What this means, Hill says, is that “the demand for doctorate-level data scientists far exceeds universities’ ability to train them, and this supply-demand imbalance shows no sign of abating.” Accordingly, William Blair is developing a granular analysis of data-driven companies that, Hill says, will include a rigorous assessment, company-by-company, or recruitment and retention methods as they impact the quality of the data science.
The International Institute of Business Analysis recently hosted a conference on this issue, “the promise of data and the shortage of data scientists.”
A Brief History of the Field
With all the attention to this shortage, it is perhaps difficult to recall that just 20 years ago the whole category of “data science” was new. The internet, of course, was the catalyst for the growth of the field. Everything one does while using the internet, every click and scroll-down, is trackable and becomes part of somebody’s database. Furthermore, in the 1990s when people were still trying to figure out the basics of this new technology, there was lots of novel research that had to be done into this huge new database of other people’s clicks.
About 15 years ago, LinkedIn developed its “people you may know” feature, which was both an example of the kind of work that had been underway until then and a catalyst for new work. LinkedIn’s algorithm figured out who might know whom from previous jobs, school days, a common hometown, and so forth. It was often disconcerting to have a website tell you that “you may know” your old college flame or even the old flame’s old roommate. It was a bit like the work of a good stage “mentalist.”
Fastest Growing Jobs
According to an analysis prepared for CNBC by Payscale, the top fifteen fastest growing jobs in the US today are: full stack software developer; director of community engagement; lead graphic designer; manager, customer success team; senior mobile developer; employee engagement manager; computer vision engineer; business intelligence engineer; machine-learning engineer; population health manager; commercial truck driver; senior data engineer; site reliability engineer; project management office manager; and data science manager.
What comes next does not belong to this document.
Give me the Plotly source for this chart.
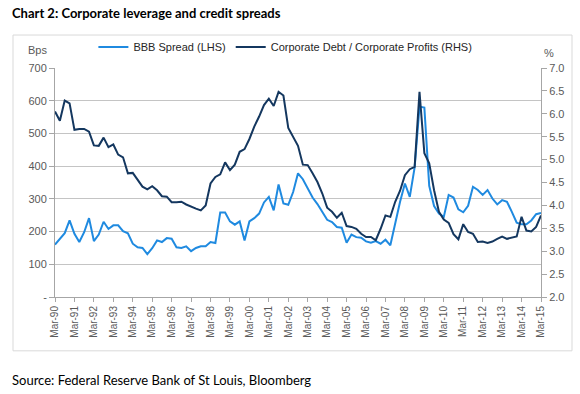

Those who know how to make use of data, or how to get machines to make use of data, dominate the list, including the first item, the fifteenth, and several in between.
From the rock-star status of the adepts in data science, it follows that a fund firm’s ability to hire and make good use of these adepts is a key differentiating factor in its success: in its ability to find and exploit investment opportunities, and to find and attract investment capital from savvy institutions.